Request
Only lines with the word "this" are needed; collect each of them from the listing below.

Rows from a dataset of charts and code
= = = = =

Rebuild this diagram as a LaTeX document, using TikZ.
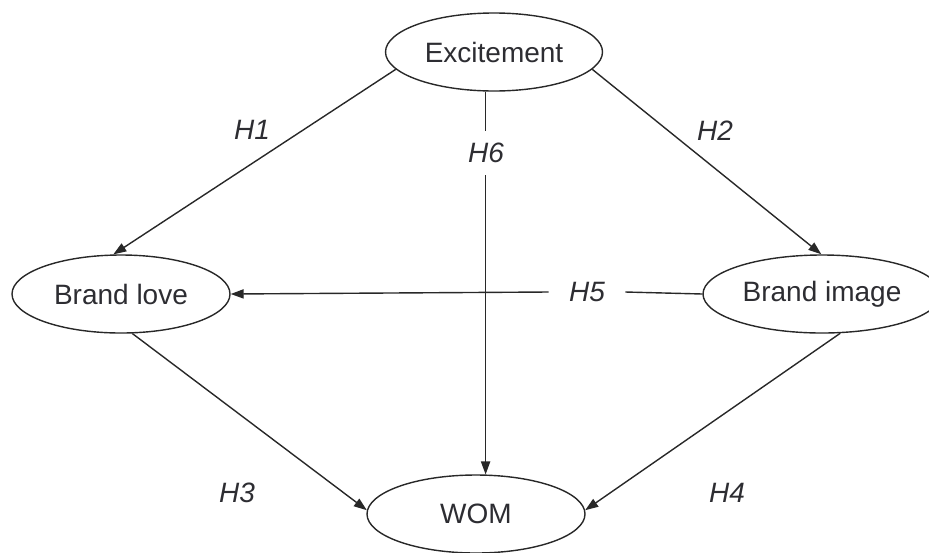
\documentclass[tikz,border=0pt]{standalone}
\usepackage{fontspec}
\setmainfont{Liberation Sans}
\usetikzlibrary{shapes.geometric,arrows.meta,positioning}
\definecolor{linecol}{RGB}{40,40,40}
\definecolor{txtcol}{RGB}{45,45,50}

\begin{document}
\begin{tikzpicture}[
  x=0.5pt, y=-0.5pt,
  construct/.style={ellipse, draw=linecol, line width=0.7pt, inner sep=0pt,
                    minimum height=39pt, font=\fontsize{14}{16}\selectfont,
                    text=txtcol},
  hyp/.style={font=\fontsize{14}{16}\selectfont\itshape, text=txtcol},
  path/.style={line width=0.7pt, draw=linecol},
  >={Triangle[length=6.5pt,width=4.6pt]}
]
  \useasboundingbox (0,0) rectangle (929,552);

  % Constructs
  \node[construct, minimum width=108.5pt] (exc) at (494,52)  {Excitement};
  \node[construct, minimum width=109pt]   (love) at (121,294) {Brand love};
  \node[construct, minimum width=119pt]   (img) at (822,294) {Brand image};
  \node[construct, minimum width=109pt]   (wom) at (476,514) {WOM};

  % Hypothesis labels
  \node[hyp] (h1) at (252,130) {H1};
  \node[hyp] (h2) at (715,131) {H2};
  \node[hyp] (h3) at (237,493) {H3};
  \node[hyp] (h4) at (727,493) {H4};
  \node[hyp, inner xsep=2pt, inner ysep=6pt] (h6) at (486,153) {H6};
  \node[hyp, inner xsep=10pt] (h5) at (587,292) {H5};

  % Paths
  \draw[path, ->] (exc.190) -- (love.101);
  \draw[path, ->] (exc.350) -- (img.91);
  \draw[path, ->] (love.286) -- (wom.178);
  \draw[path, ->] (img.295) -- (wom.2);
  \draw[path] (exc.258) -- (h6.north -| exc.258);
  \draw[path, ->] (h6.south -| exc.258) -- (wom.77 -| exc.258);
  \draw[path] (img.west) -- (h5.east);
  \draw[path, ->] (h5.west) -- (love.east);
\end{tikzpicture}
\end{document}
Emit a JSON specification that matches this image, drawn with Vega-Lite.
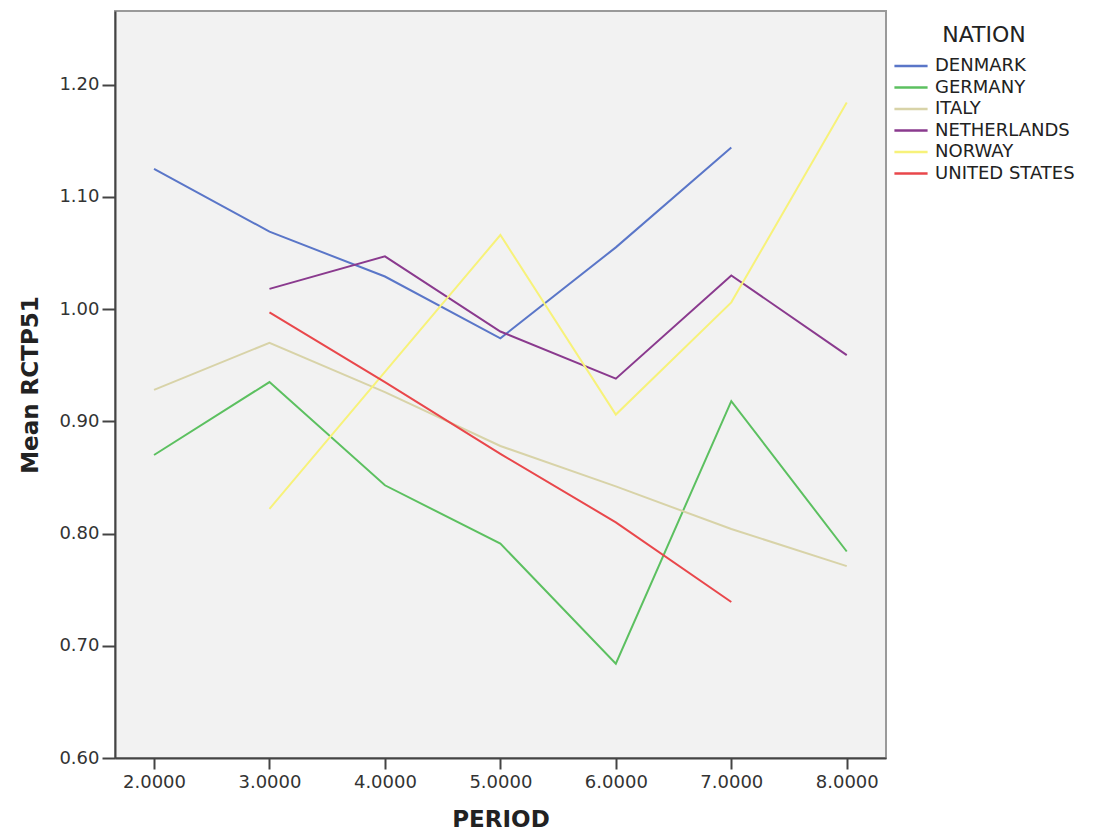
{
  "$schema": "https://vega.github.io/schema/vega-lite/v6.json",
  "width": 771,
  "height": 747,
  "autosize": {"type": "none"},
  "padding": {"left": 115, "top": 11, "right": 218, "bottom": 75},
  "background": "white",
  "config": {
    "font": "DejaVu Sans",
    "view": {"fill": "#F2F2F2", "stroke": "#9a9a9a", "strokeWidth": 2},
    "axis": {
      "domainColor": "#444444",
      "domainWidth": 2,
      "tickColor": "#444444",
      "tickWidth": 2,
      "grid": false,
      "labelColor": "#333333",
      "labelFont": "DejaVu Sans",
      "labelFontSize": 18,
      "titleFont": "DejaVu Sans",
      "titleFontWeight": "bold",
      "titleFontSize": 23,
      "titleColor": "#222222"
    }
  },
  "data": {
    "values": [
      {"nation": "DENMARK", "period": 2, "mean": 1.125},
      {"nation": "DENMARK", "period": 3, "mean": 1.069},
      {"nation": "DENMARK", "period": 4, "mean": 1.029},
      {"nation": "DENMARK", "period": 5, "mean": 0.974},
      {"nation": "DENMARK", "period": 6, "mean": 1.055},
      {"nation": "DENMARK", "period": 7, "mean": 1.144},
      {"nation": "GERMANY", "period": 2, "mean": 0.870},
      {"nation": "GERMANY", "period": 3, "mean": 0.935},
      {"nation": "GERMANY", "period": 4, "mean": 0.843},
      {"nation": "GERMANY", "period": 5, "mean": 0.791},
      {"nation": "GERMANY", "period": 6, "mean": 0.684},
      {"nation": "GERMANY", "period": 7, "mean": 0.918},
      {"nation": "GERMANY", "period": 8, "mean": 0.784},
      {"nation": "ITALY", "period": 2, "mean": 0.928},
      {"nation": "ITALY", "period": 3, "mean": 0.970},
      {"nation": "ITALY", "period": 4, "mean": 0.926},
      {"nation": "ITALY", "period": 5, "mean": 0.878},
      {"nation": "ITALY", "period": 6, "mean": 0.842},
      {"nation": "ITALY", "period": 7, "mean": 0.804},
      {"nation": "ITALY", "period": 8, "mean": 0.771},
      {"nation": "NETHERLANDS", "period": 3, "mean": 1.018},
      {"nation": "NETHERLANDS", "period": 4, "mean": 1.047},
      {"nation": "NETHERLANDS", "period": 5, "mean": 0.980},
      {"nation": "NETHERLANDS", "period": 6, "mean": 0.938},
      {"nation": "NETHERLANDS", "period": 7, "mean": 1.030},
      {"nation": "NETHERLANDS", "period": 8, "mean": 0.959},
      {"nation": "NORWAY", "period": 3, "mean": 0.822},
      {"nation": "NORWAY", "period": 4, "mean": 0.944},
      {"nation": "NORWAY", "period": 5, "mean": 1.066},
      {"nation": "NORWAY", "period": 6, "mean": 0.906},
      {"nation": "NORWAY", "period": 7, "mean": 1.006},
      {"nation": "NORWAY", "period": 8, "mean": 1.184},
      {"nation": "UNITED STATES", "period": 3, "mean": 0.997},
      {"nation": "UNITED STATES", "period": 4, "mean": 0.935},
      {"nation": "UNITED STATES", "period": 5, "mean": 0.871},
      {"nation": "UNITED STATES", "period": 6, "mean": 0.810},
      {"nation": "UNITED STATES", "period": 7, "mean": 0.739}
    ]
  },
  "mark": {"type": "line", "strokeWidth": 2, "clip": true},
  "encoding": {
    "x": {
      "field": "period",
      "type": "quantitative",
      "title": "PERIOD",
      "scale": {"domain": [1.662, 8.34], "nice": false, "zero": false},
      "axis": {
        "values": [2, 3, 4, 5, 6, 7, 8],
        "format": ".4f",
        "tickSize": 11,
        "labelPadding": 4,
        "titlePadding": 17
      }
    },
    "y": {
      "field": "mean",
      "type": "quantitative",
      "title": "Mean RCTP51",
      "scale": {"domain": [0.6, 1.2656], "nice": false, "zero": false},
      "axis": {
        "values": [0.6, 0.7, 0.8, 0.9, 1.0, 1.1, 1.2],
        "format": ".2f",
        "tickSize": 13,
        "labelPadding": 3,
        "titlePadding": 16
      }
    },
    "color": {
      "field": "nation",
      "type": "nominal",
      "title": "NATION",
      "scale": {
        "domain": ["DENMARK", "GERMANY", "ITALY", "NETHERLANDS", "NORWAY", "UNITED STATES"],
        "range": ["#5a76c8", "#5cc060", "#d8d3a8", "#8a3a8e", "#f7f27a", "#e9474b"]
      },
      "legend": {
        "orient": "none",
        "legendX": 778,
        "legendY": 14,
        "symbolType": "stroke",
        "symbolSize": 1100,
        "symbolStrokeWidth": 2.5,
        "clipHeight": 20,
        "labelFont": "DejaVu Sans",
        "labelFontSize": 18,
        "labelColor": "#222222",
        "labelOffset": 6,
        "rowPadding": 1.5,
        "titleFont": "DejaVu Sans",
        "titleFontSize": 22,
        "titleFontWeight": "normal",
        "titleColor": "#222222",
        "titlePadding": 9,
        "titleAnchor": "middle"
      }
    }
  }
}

= = = = =

Finished task
Rebuild this diagram as a LaTeX document, using TikZ.
Emit a JSON specification that matches this image, drawn with Vega-Lite.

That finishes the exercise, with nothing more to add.